The stench of exhaust floods the creature's nostrils, and a sudden blast of raw heat and displaced air sends it reeling out of control, its naked wings beating helplessly as the truck thunders passed.

By a twist of fortune, the fragile creature avoids an unquestionably fatal impact, and falls downward, all sense of direction and gravity lost. Disorientated and dazed, it tumbles toward the hard, cruel asphalt below.

 

Suddenly the moon, like a drop of molten silver swims crazily across its spinning vision. Focusing its attention on that single, silver light amidst the churning darkness, the confused flier fixes its gaze on the moon above.

 

While nothing more than a luminous sphere of ghostly radiance, the moon provides the creature with a point of orientation, allowing it to regain control of its precarious flight, skim the road, and rise upward to safety.

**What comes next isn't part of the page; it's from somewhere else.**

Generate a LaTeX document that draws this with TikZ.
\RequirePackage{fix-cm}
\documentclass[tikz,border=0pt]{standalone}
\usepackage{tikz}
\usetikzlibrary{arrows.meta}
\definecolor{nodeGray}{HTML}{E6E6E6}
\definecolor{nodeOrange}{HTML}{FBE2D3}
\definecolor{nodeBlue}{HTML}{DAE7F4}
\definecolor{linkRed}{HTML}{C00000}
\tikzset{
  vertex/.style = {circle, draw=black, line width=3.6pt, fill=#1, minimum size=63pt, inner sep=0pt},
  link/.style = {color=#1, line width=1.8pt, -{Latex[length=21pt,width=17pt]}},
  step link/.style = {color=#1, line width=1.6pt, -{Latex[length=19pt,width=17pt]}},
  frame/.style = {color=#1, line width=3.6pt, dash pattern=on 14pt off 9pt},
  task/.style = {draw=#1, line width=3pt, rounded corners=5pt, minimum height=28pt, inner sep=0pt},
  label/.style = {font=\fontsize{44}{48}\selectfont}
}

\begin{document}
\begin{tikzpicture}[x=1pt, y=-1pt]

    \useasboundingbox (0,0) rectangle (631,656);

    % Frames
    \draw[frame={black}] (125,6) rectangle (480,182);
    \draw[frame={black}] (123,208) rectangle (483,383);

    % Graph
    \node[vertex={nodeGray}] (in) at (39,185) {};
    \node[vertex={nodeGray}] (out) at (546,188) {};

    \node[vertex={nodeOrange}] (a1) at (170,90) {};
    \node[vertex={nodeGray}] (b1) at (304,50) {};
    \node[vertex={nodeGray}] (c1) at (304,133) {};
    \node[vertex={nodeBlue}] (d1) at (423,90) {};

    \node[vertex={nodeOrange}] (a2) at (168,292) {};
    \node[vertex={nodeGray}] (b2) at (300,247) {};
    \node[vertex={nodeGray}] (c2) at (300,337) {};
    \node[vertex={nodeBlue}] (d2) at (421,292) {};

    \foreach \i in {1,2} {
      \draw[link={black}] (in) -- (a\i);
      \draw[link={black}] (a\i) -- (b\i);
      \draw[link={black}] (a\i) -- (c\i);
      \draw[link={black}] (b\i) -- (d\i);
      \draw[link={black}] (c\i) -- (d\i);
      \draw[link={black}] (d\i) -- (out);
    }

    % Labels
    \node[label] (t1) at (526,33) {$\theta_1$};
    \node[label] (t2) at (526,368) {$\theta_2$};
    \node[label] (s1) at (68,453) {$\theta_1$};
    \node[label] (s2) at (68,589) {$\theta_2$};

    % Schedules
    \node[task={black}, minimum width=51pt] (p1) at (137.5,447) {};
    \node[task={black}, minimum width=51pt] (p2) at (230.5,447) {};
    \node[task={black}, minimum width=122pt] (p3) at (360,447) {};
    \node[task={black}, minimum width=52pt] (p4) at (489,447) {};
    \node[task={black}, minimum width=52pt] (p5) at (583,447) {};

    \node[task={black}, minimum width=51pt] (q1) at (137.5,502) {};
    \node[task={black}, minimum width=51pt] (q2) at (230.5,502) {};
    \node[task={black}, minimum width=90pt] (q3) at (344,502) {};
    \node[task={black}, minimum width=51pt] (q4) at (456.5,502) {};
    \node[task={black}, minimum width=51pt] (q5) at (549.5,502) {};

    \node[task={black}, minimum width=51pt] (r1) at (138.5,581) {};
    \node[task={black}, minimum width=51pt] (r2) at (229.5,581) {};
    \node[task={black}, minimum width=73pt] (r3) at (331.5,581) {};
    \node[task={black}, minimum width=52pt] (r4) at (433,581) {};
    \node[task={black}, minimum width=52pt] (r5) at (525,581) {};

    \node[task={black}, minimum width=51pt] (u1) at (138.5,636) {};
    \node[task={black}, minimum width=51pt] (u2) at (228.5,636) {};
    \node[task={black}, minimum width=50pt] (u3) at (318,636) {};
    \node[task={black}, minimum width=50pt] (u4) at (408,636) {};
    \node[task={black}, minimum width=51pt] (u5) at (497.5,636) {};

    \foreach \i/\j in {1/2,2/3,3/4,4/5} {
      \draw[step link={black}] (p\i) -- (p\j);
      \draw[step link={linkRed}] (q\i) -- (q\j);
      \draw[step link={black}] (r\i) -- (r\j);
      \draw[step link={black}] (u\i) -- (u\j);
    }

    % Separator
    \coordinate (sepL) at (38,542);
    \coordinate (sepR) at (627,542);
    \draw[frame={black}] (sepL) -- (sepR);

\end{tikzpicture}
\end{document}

Still dazed by its brush with death, the young fruit bat spreads its wings and vanishes like a shadow into the night.

 

As a kid that's really good! It seems someone found a dictionary lol.

I tried my hand at writing poetry in high school. Everyone really started worrying about my mental health after reading my work so I stopped writing. My philosophy was "if there isn't rape and murder, it ain't a poem."

Thanks man. :)

Yeah, it's BS how people assume you're disturbed because you write heavy stuff; venting is healthy, and its normal for teens to be fascinated in the taboo.